— Problem requirements —
Transcribe all of the material below word for word and leave out its pictures.

————————

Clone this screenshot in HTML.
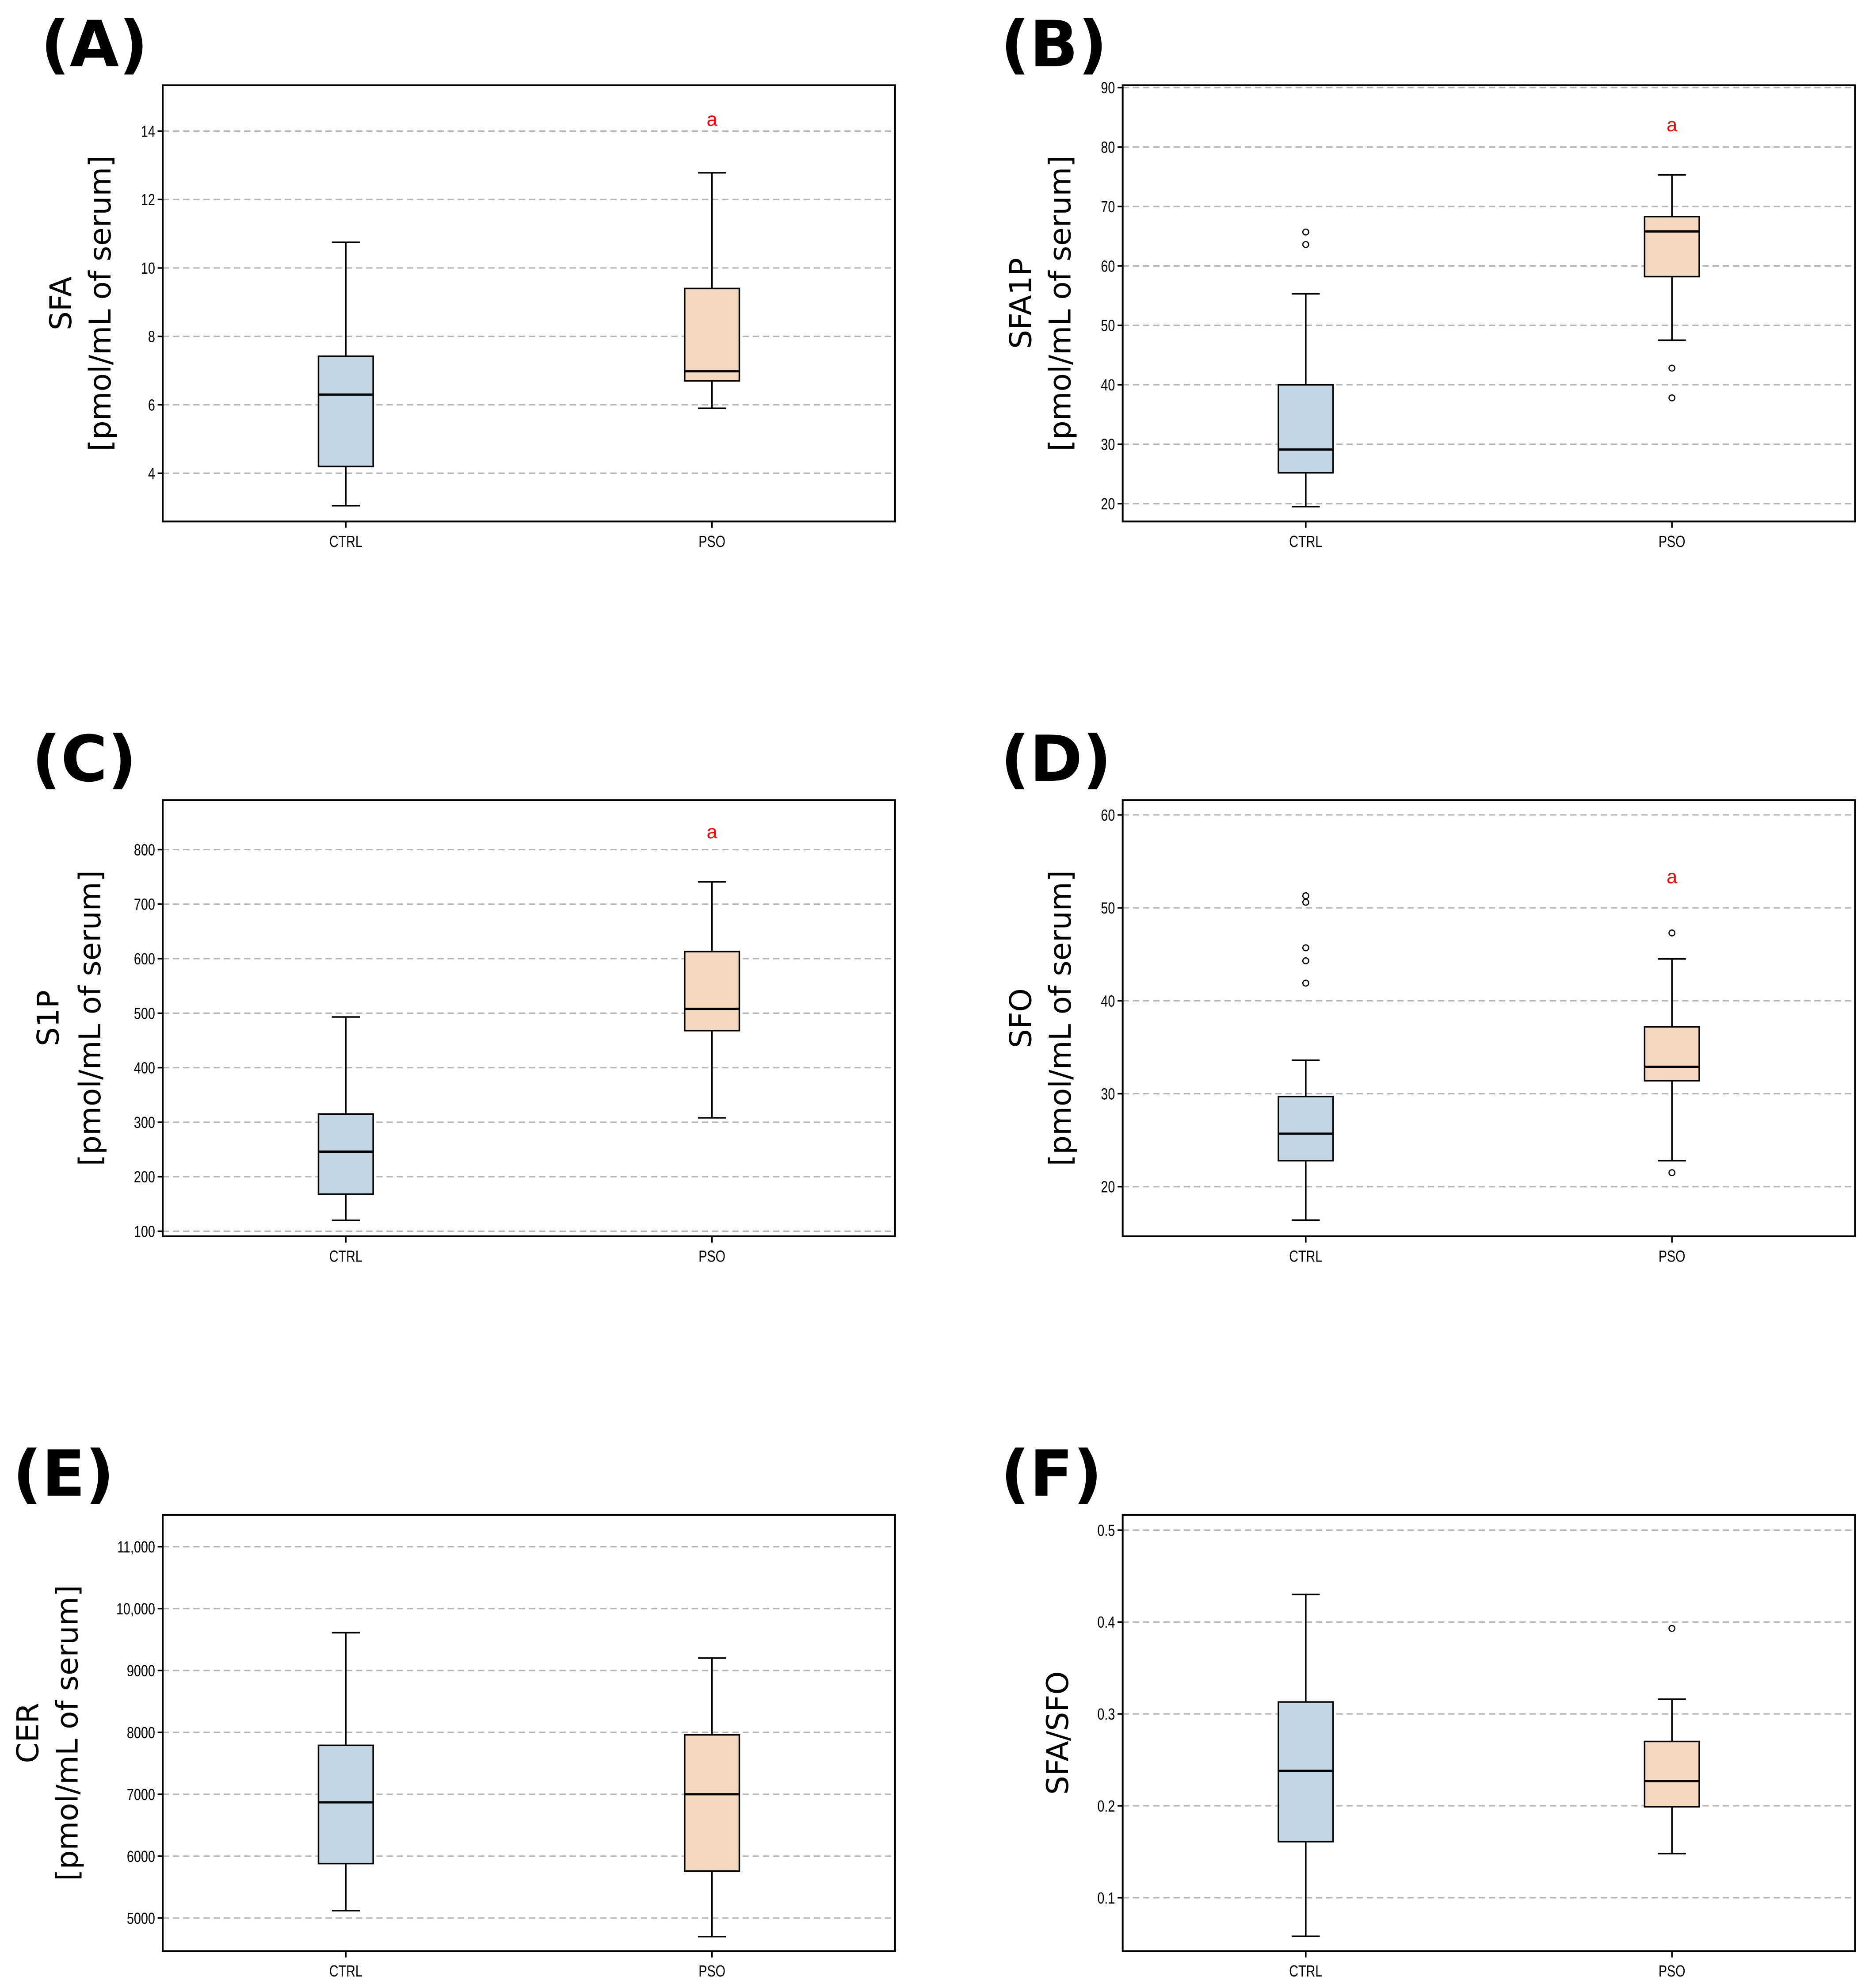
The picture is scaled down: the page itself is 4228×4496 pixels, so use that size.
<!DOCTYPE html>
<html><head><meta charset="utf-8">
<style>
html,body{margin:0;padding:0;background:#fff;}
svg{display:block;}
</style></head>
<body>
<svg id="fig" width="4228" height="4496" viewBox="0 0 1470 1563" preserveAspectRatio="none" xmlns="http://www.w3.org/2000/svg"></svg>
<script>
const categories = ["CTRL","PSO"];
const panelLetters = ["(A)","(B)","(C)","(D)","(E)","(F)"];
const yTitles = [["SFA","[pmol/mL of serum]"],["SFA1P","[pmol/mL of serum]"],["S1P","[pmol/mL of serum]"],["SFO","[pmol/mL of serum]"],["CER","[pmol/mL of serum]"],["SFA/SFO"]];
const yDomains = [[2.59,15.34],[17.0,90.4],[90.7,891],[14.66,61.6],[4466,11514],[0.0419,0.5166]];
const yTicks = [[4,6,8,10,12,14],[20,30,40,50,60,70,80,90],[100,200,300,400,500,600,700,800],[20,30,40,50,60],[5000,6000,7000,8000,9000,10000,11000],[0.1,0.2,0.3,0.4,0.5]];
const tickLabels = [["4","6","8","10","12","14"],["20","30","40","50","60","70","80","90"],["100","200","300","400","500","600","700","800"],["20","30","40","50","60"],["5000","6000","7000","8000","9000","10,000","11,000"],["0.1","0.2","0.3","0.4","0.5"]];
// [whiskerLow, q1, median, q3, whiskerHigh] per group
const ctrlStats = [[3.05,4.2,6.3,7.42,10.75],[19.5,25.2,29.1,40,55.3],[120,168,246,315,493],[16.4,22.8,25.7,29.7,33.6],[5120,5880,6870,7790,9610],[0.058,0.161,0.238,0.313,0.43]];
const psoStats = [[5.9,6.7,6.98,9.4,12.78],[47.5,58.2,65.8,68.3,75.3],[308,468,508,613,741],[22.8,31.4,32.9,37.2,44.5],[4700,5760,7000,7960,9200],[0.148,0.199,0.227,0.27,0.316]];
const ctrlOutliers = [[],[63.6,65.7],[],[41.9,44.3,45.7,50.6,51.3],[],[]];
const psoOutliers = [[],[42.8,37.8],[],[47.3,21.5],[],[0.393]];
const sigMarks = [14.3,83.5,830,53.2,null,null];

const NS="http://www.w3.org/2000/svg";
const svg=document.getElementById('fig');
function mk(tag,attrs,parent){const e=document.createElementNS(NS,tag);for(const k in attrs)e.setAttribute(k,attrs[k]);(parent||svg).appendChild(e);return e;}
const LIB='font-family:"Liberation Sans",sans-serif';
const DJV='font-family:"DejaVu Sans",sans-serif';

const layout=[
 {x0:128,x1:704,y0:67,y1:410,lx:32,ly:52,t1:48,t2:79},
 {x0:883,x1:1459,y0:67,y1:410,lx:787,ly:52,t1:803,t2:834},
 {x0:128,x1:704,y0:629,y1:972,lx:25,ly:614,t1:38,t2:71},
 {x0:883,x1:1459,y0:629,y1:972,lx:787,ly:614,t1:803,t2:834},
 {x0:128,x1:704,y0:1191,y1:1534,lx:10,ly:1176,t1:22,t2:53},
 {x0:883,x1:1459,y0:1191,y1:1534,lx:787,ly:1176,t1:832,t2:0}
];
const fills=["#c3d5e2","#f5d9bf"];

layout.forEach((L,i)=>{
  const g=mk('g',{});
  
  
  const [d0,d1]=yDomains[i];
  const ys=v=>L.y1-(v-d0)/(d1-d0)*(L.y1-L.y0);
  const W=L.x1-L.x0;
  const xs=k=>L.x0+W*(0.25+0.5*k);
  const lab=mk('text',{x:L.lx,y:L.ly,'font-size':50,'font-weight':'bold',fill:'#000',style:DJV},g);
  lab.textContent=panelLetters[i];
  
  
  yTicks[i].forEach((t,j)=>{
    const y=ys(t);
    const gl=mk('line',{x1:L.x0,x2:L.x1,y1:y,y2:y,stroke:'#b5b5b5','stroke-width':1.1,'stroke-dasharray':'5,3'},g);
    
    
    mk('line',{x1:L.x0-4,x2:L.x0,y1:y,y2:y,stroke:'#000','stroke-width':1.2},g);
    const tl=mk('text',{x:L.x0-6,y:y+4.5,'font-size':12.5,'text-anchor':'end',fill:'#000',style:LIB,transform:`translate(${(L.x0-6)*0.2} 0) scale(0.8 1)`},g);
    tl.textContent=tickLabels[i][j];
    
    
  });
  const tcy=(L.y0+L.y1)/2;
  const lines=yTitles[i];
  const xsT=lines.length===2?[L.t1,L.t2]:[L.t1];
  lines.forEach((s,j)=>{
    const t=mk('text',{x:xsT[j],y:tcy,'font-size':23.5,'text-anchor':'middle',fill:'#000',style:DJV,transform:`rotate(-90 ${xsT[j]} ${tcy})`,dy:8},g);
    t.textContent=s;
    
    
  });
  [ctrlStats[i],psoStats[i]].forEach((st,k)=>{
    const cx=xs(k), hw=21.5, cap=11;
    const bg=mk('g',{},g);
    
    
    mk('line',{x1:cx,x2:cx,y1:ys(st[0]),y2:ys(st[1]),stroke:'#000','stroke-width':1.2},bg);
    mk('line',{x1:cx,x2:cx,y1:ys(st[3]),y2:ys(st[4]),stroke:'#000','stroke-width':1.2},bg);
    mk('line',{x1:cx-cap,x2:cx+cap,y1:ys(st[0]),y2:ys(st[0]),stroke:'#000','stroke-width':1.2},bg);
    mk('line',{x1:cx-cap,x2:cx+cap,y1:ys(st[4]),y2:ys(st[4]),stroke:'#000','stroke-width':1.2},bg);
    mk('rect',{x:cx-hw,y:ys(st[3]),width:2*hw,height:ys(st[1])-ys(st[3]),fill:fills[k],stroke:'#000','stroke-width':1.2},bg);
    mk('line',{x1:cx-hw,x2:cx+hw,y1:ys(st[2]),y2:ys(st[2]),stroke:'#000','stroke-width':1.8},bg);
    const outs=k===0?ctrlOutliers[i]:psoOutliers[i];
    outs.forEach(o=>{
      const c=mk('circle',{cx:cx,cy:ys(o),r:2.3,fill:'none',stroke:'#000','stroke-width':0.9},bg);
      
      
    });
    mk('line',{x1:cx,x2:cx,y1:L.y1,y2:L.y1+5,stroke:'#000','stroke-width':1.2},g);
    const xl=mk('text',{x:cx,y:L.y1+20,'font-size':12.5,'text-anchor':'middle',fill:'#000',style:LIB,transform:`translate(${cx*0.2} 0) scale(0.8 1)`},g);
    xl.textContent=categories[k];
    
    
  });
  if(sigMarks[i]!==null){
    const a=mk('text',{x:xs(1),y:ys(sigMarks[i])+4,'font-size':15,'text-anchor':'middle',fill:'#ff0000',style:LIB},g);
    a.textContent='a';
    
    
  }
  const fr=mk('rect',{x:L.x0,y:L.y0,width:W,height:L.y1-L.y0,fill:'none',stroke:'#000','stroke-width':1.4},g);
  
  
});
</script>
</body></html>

————————

— Answer below —
Clone this screenshot in HTML.
The picture is scaled down: the page itself is 4228×4496 pixels, so use that size.
<!DOCTYPE html>
<html><head><meta charset="utf-8">
<style>
html,body{margin:0;padding:0;background:#fff;}
svg{display:block;}
</style></head>
<body>
<svg id="fig" width="4228" height="4496" viewBox="0 0 1470 1563" preserveAspectRatio="none" xmlns="http://www.w3.org/2000/svg"></svg>
<script>
const categories = ["CTRL","PSO"];
const panelLetters = ["(A)","(B)","(C)","(D)","(E)","(F)"];
const yTitles = [["SFA","[pmol/mL of serum]"],["SFA1P","[pmol/mL of serum]"],["S1P","[pmol/mL of serum]"],["SFO","[pmol/mL of serum]"],["CER","[pmol/mL of serum]"],["SFA/SFO"]];
const yDomains = [[2.59,15.34],[17.0,90.4],[90.7,891],[14.66,61.6],[4466,11514],[0.0419,0.5166]];
const yTicks = [[4,6,8,10,12,14],[20,30,40,50,60,70,80,90],[100,200,300,400,500,600,700,800],[20,30,40,50,60],[5000,6000,7000,8000,9000,10000,11000],[0.1,0.2,0.3,0.4,0.5]];
const tickLabels = [["4","6","8","10","12","14"],["20","30","40","50","60","70","80","90"],["100","200","300","400","500","600","700","800"],["20","30","40","50","60"],["5000","6000","7000","8000","9000","10,000","11,000"],["0.1","0.2","0.3","0.4","0.5"]];
// [whiskerLow, q1, median, q3, whiskerHigh] per group
const ctrlStats = [[3.05,4.2,6.3,7.42,10.75],[19.5,25.2,29.1,40,55.3],[120,168,246,315,493],[16.4,22.8,25.7,29.7,33.6],[5120,5880,6870,7790,9610],[0.058,0.161,0.238,0.313,0.43]];
const psoStats = [[5.9,6.7,6.98,9.4,12.78],[47.5,58.2,65.8,68.3,75.3],[308,468,508,613,741],[22.8,31.4,32.9,37.2,44.5],[4700,5760,7000,7960,9200],[0.148,0.199,0.227,0.27,0.316]];
const ctrlOutliers = [[],[63.6,65.7],[],[41.9,44.3,45.7,50.6,51.3],[],[]];
const psoOutliers = [[],[42.8,37.8],[],[47.3,21.5],[],[0.393]];
const sigMarks = [14.3,83.5,830,53.2,null,null];

const NS="http://www.w3.org/2000/svg";
const svg=document.getElementById('fig');
function mk(tag,attrs,parent){const e=document.createElementNS(NS,tag);for(const k in attrs)e.setAttribute(k,attrs[k]);(parent||svg).appendChild(e);return e;}
const LIB='font-family:"Liberation Sans",sans-serif';
const DJV='font-family:"DejaVu Sans",sans-serif';

const layout=[
 {x0:128,x1:704,y0:67,y1:410,lx:32,ly:52,t1:48,t2:79},
 {x0:883,x1:1459,y0:67,y1:410,lx:787,ly:52,t1:803,t2:834},
 {x0:128,x1:704,y0:629,y1:972,lx:25,ly:614,t1:38,t2:71},
 {x0:883,x1:1459,y0:629,y1:972,lx:787,ly:614,t1:803,t2:834},
 {x0:128,x1:704,y0:1191,y1:1534,lx:10,ly:1176,t1:22,t2:53},
 {x0:883,x1:1459,y0:1191,y1:1534,lx:787,ly:1176,t1:832,t2:0}
];
const fills=["#c3d5e2","#f5d9bf"];

layout.forEach((L,i)=>{
  const g=mk('g',{});
  
  
  const [d0,d1]=yDomains[i];
  const ys=v=>L.y1-(v-d0)/(d1-d0)*(L.y1-L.y0);
  const W=L.x1-L.x0;
  const xs=k=>L.x0+W*(0.25+0.5*k);
  const lab=mk('text',{x:L.lx,y:L.ly,'font-size':50,'font-weight':'bold',fill:'#000',style:DJV},g);
  lab.textContent=panelLetters[i];
  
  
  yTicks[i].forEach((t,j)=>{
    const y=ys(t);
    const gl=mk('line',{x1:L.x0,x2:L.x1,y1:y,y2:y,stroke:'#b5b5b5','stroke-width':1.1,'stroke-dasharray':'5,3'},g);
    
    
    mk('line',{x1:L.x0-4,x2:L.x0,y1:y,y2:y,stroke:'#000','stroke-width':1.2},g);
    const tl=mk('text',{x:L.x0-6,y:y+4.5,'font-size':12.5,'text-anchor':'end',fill:'#000',style:LIB,transform:`translate(${(L.x0-6)*0.2} 0) scale(0.8 1)`},g);
    tl.textContent=tickLabels[i][j];
    
    
  });
  const tcy=(L.y0+L.y1)/2;
  const lines=yTitles[i];
  const xsT=lines.length===2?[L.t1,L.t2]:[L.t1];
  lines.forEach((s,j)=>{
    const t=mk('text',{x:xsT[j],y:tcy,'font-size':23.5,'text-anchor':'middle',fill:'#000',style:DJV,transform:`rotate(-90 ${xsT[j]} ${tcy})`,dy:8},g);
    t.textContent=s;
    
    
  });
  [ctrlStats[i],psoStats[i]].forEach((st,k)=>{
    const cx=xs(k), hw=21.5, cap=11;
    const bg=mk('g',{},g);
    
    
    mk('line',{x1:cx,x2:cx,y1:ys(st[0]),y2:ys(st[1]),stroke:'#000','stroke-width':1.2},bg);
    mk('line',{x1:cx,x2:cx,y1:ys(st[3]),y2:ys(st[4]),stroke:'#000','stroke-width':1.2},bg);
    mk('line',{x1:cx-cap,x2:cx+cap,y1:ys(st[0]),y2:ys(st[0]),stroke:'#000','stroke-width':1.2},bg);
    mk('line',{x1:cx-cap,x2:cx+cap,y1:ys(st[4]),y2:ys(st[4]),stroke:'#000','stroke-width':1.2},bg);
    mk('rect',{x:cx-hw,y:ys(st[3]),width:2*hw,height:ys(st[1])-ys(st[3]),fill:fills[k],stroke:'#000','stroke-width':1.2},bg);
    mk('line',{x1:cx-hw,x2:cx+hw,y1:ys(st[2]),y2:ys(st[2]),stroke:'#000','stroke-width':1.8},bg);
    const outs=k===0?ctrlOutliers[i]:psoOutliers[i];
    outs.forEach(o=>{
      const c=mk('circle',{cx:cx,cy:ys(o),r:2.3,fill:'none',stroke:'#000','stroke-width':0.9},bg);
      
      
    });
    mk('line',{x1:cx,x2:cx,y1:L.y1,y2:L.y1+5,stroke:'#000','stroke-width':1.2},g);
    const xl=mk('text',{x:cx,y:L.y1+20,'font-size':12.5,'text-anchor':'middle',fill:'#000',style:LIB,transform:`translate(${cx*0.2} 0) scale(0.8 1)`},g);
    xl.textContent=categories[k];
    
    
  });
  if(sigMarks[i]!==null){
    const a=mk('text',{x:xs(1),y:ys(sigMarks[i])+4,'font-size':15,'text-anchor':'middle',fill:'#ff0000',style:LIB},g);
    a.textContent='a';
    
    
  }
  const fr=mk('rect',{x:L.x0,y:L.y0,width:W,height:L.y1-L.y0,fill:'none',stroke:'#000','stroke-width':1.4},g);
  
  
});
</script>
</body></html>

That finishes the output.